Chi conosce poco i Rolling Stones pensa che la più grande rock-band del mondo poggi principalmente sulle doti da intrattenitore e sulla vena artistica del cantante Mick Jagger. Chi, invece, gli Stones li bazzica da una vita, sa quanto sia stato importante, nel corso dei 50 anni di carriera del gruppo inglese, l'apporto di Keith Richards. E' l'altra faccia della medaglia rispetto a Jagger: i due sono lo yin e lo yang che hanno incantato le platee e gli ascoltatori di tutto il mondo per mezzo secolo. E che continuano a farlo. Ma se la carriera solista del cantante è stata caratterizzata da pochissimi alti ed una infinità di bassi, per quanto riguarda “Keef” la questione è diversa.

Richards ha pubblicato da poco il suo terzo lavoro da solista: si intitola “Crosseyed Heart” e arriva a 23 anni di distanza da “Main Offender” e a 28 dall'esordio senza gli Stones, il notevole “Talk is Cheap”. Nel disco emergono chiaramente tutti i generi musicali che hanno influenzato il modo di suonare e di comporre del settantaduenne chitarrista londinese. C'è il rock'n'roll, ovviamente, ma anche i suoi antenati: il blues, che lo ha svezzato in età infantile e adolescenziale con i vari Muddy Waters e Robert Johnson, ma soprattutto il country, che Richards ha sempre adorato e spesso riproposto in alcune composizioni per le “Pietre Rotolanti”.

Il primo singolo estratto, invece, è stonesiano al 100% e ricorda vagamente le canzoni più recenti della band: “Trouble” è il classico pezzo che ci si aspetterebbe da Keith Richards, ma allo stesso tempo uno dei meno originali presenti sul disco. E' il classico hit che resta in testa al primo ascolto, ma non rende del tutto onore all'atmosfera complessiva dell'album che, come detto, spazia tra tutti i generi. C'è anche il reggae, un amore mai nascosto dall'artista di Dartford. Provare per credere: la cover di “Love Overdue” non ha nulla da invidiare all'originale di Gregory Isaacs, anzi la esalta e la rende più attuale.

Sia chiaro: Keith Richards non ha una gran voce. A volte è addirittura palesemente stonato, ma il suo modo di cantare vi catturerà: perché incarna alla perfezione l'anima rock'n'roll che non ha mai ambito alla perfezione, bensì a fare presa sul cuore e sullo stomaco di chi ascolta. E uno che ha scritto brani come “Satisfaction”, “Paint it Black” e “Gimme Shelter”, di emozioni ne sa qualcosa. Provare per credere: “Robbed Blind”, forse il miglior pezzo dell'intero disco, è una splendida ballata country sussurrata; stesso discorso per la title-track, che fonde alla perfezione blues e, appunto, country. La delicata, soffusa trama musicale di “Just a Gift” e “Lover's Plea” ha come contraltare pezzi più rock come “Heartstopper”, “Amnesia” e “Substancial Damage”.

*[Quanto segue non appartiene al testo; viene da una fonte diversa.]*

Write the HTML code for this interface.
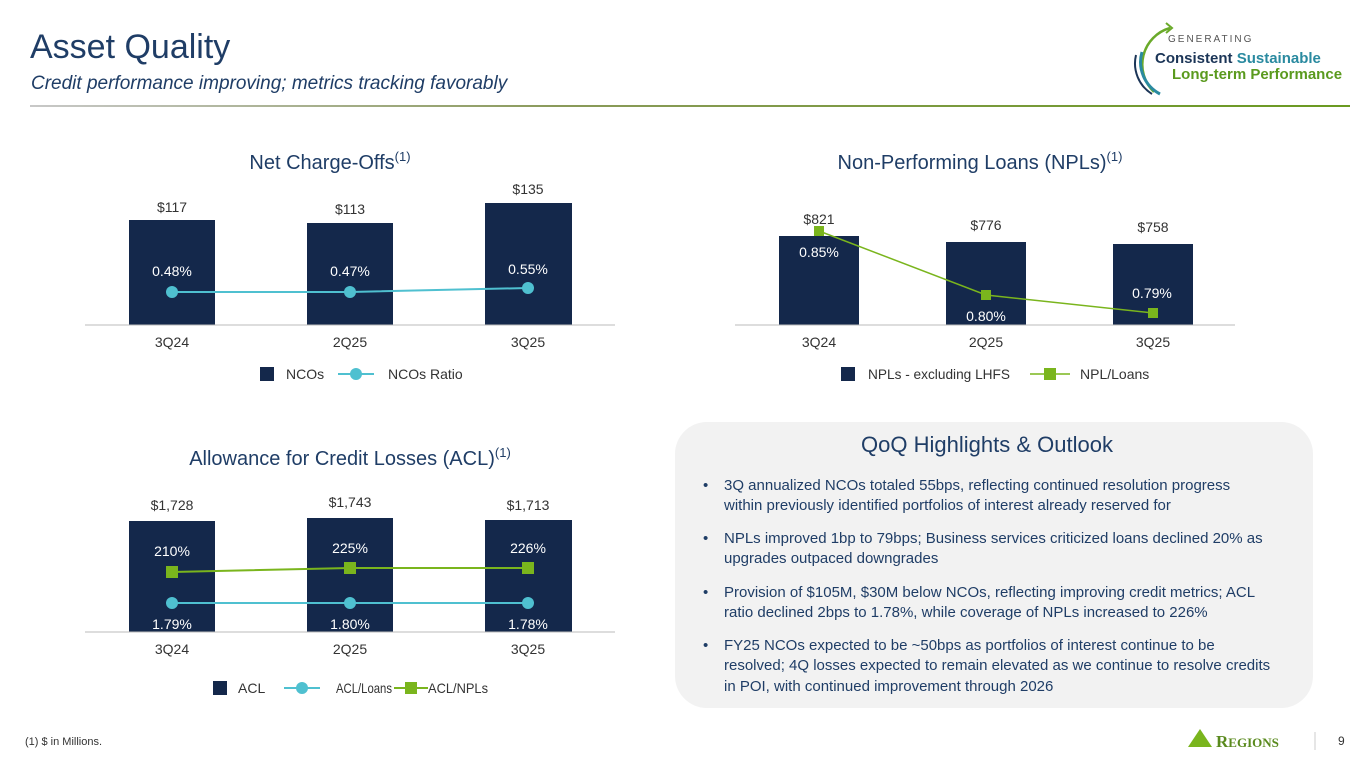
<!DOCTYPE html><html><head><style>
body{margin:0;width:1365px;height:768px;background:#fff;font-family:"Liberation Sans",sans-serif;overflow:hidden;position:relative}
.a{position:absolute}
</style></head><body>
<div class="a" style="left:30px;top:28px;font-size:34px;color:#1f3d66">Asset Quality</div>
<div class="a" style="left:31px;top:73px;font-size:19px;font-style:italic;color:#1f3d66">Credit performance improving; metrics tracking favorably</div>
<div class="a" style="left:30px;top:105px;width:1320px;height:2px;background:linear-gradient(90deg,#c8c8c8,#8a9a5a 40%,#6a9a20)"></div>
<div class="a" style="left:1168px;top:34px;font-size:10px;letter-spacing:2px;color:#555">GENERATING</div>
<div class="a" style="left:1155px;top:50px;font-size:15px;font-weight:bold;color:#1b3557">Consistent <span style="color:#2a8aa0">Sustainable</span></div>
<div class="a" style="left:1172px;top:66px;font-size:15px;font-weight:bold;color:#5a9a1e">Long-term Performance</div>
<svg class="a" style="left:1130px;top:20px" width="60" height="80"><path d="M40 8 A38 38 0 0 0 24 72" fill="none" stroke="#6aaa2a" stroke-width="2.5"/><path d="M12 32 A36 36 0 0 0 30 74" fill="none" stroke="#2a8aa0" stroke-width="3"/><path d="M6 35 A36 36 0 0 0 22 74" fill="none" stroke="#1b3557" stroke-width="2"/><path d="M36 3 L42 8 L36 13" fill="none" stroke="#6aaa2a" stroke-width="2"/></svg>
<svg class="a" style="left:0;top:0" width="1365" height="768" font-family="Liberation Sans, sans-serif">
<g font-size="20" fill="#1f3d66" text-anchor="middle">
<text x="330" y="169">Net Charge-Offs<tspan font-size="13" dy="-8">(1)</tspan></text>
<text x="980" y="169">Non-Performing Loans (NPLs)<tspan font-size="13" dy="-8">(1)</tspan></text>
<text x="350" y="465">Allowance for Credit Losses (ACL)<tspan font-size="13" dy="-8">(1)</tspan></text>
</g>
<g fill="#14284b">
<rect x="129" y="220" width="86" height="105"/><rect x="307" y="223" width="86" height="102"/><rect x="485" y="203" width="87" height="122"/>
<rect x="779" y="236" width="80" height="89"/><rect x="946" y="242" width="80" height="83"/><rect x="1113" y="244" width="80" height="81"/>
<rect x="129" y="521" width="86" height="111"/><rect x="307" y="518" width="86" height="114"/><rect x="485" y="520" width="87" height="112"/>
</g>
<g stroke="#bbb"><line x1="85" y1="325" x2="615" y2="325"/><line x1="735" y1="325" x2="1235" y2="325"/><line x1="85" y1="632" x2="615" y2="632"/></g>
<polyline points="172,292 350,292 528,288" fill="none" stroke="#4fc0d0" stroke-width="2"/>
<g fill="#4fc0d0"><circle cx="172" cy="292" r="6"/><circle cx="350" cy="292" r="6"/><circle cx="528" cy="288" r="6"/>
<circle cx="172" cy="603" r="6"/><circle cx="350" cy="603" r="6"/><circle cx="528" cy="603" r="6"/></g>
<line x1="172" y1="603" x2="528" y2="603" stroke="#4fc0d0" stroke-width="2"/>
<polyline points="819,231 986,295 1153,313" fill="none" stroke="#7ab51d" stroke-width="1.5"/>
<polyline points="172,572 350,568 528,568" fill="none" stroke="#7ab51d" stroke-width="2"/>
<g fill="#7ab51d"><rect x="814" y="226" width="10" height="10"/><rect x="981" y="290" width="10" height="10"/><rect x="1148" y="308" width="10" height="10"/>
<rect x="166" y="566" width="12" height="12"/><rect x="344" y="562" width="12" height="12"/><rect x="522" y="562" width="12" height="12"/></g>
<g font-size="14" fill="#333" text-anchor="middle">
<text x="172" y="212">$117</text><text x="350" y="214">$113</text><text x="528" y="194">$135</text>
<text x="819" y="224">$821</text><text x="986" y="230">$776</text><text x="1153" y="232">$758</text>
<text x="172" y="510">$1,728</text><text x="350" y="507">$1,743</text><text x="528" y="510">$1,713</text>
<text x="172" y="347">3Q24</text><text x="350" y="347">2Q25</text><text x="528" y="347">3Q25</text>
<text x="819" y="347">3Q24</text><text x="986" y="347">2Q25</text><text x="1153" y="347">3Q25</text>
<text x="172" y="654">3Q24</text><text x="350" y="654">2Q25</text><text x="528" y="654">3Q25</text>
</g>
<g font-size="14" fill="#fff" text-anchor="middle">
<text x="172" y="276">0.48%</text><text x="350" y="276">0.47%</text><text x="528" y="274">0.55%</text>
<text x="819" y="257">0.85%</text><text x="986" y="321">0.80%</text><text x="1152" y="298">0.79%</text>
<text x="172" y="556">210%</text><text x="350" y="553">225%</text><text x="528" y="553">226%</text>
<text x="172" y="629">1.79%</text><text x="350" y="629">1.80%</text><text x="528" y="629">1.78%</text>
</g>
<g font-size="14" fill="#333">
<rect x="260" y="367" width="14" height="14" fill="#14284b"/><text x="286" y="379">NCOs</text>
<line x1="338" y1="374" x2="374" y2="374" stroke="#4fc0d0" stroke-width="2"/><circle cx="356" cy="374" r="6" fill="#4fc0d0"/><text x="388" y="379">NCOs Ratio</text>
<rect x="841" y="367" width="14" height="14" fill="#14284b"/><text x="868" y="379" textLength="142" lengthAdjust="spacingAndGlyphs">NPLs - excluding LHFS</text>
<line x1="1030" y1="374" x2="1070" y2="374" stroke="#7ab51d" stroke-width="1.5"/><rect x="1044" y="368" width="12" height="12" fill="#7ab51d"/><text x="1080" y="379">NPL/Loans</text>
<rect x="213" y="681" width="14" height="14" fill="#14284b"/><text x="238" y="693">ACL</text>
<line x1="284" y1="688" x2="320" y2="688" stroke="#4fc0d0" stroke-width="2"/><circle cx="302" cy="688" r="6" fill="#4fc0d0"/><text x="336" y="693" textLength="56" lengthAdjust="spacingAndGlyphs">ACL/Loans</text>
<line x1="394" y1="688" x2="428" y2="688" stroke="#7ab51d" stroke-width="2"/><rect x="405" y="682" width="12" height="12" fill="#7ab51d"/><text x="428" y="693" textLength="60" lengthAdjust="spacingAndGlyphs">ACL/NPLs</text>
</g>
<rect x="675" y="422" width="638" height="286" rx="32" fill="#f2f2f2"/>
<text x="987" y="452" font-size="22" fill="#1f3d66" text-anchor="middle">QoQ Highlights &amp; Outlook</text>
<g font-size="15" fill="#1f3d66">
<text x="703" y="490">•</text><text x="724" y="490">3Q annualized NCOs totaled 55bps, reflecting continued resolution progress</text><text x="724" y="510">within previously identified portfolios of interest already reserved for</text>
<text x="703" y="543">•</text><text x="724" y="543">NPLs improved 1bp to 79bps; Business services criticized loans declined 20% as</text><text x="724" y="563">upgrades outpaced downgrades</text>
<text x="703" y="597">•</text><text x="724" y="597">Provision of $105M, $30M below NCOs, reflecting improving credit metrics; ACL</text><text x="724" y="617">ratio declined 2bps to 1.78%, while coverage of NPLs increased to 226%</text>
<text x="703" y="650">•</text><text x="724" y="650">FY25 NCOs expected to be ~50bps as portfolios of interest continue to be</text><text x="724" y="670">resolved; 4Q losses expected to remain elevated as we continue to resolve credits</text><text x="724" y="691">in POI, with continued improvement through 2026</text>
</g>
<text x="25" y="745" font-size="11" fill="#333">(1) $ in Millions.</text>
<polygon points="1188,747 1200,729 1212,747" fill="#7ab51d"/>
<text x="1216" y="747" font-size="17" font-family="Liberation Serif, serif" fill="#5a8a1e" font-weight="bold">R<tspan font-size="13">EGIONS</tspan></text>
<line x1="1315" y1="732" x2="1315" y2="750" stroke="#ccc"/>
<text x="1338" y="745" font-size="12" fill="#333">9</text>
</svg>
</body></html>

Avvalendosi di musicisti di caratura internazionale come il batterista Steve Jordan (co-autore della maggior parte delle canzoni e co-produttore) e lo straordinario Bobby Keys, sassofonista scomparso alla fine del 2014 e fedele spalla dei Rolling Stones per oltre quarant'anni, oltre a Norah Jones, con la quale Richards duetta in “Illusion”.

Ci ha fatto aspettare più di due decenni, ma “Keef” è un chitarrista (e un compositore) di un tale spessore artistico che sembra incapace di scrivere brani scadenti o banali. Le quindici canzoni che compongono “Crosseyed Heart” grondano ispirazione. A dimostrazione del fatto che, anche a settant'anni suonati, il fuoco del rock'n'roll continua a bruciare nella sua anima. Gli basta imbracciare una chitarra: quello che ne verrà fuori sarà inevitabilmente splendido. Sarà anche un “nonnetto”, come molti sostengono, ma è dieci spanne sopra rispetto a qualsiasi giovanotto offra oggi il mondo della musica. Del resto, la classe non è acqua: per Keith Richards, ci scommettiamo, è whisky.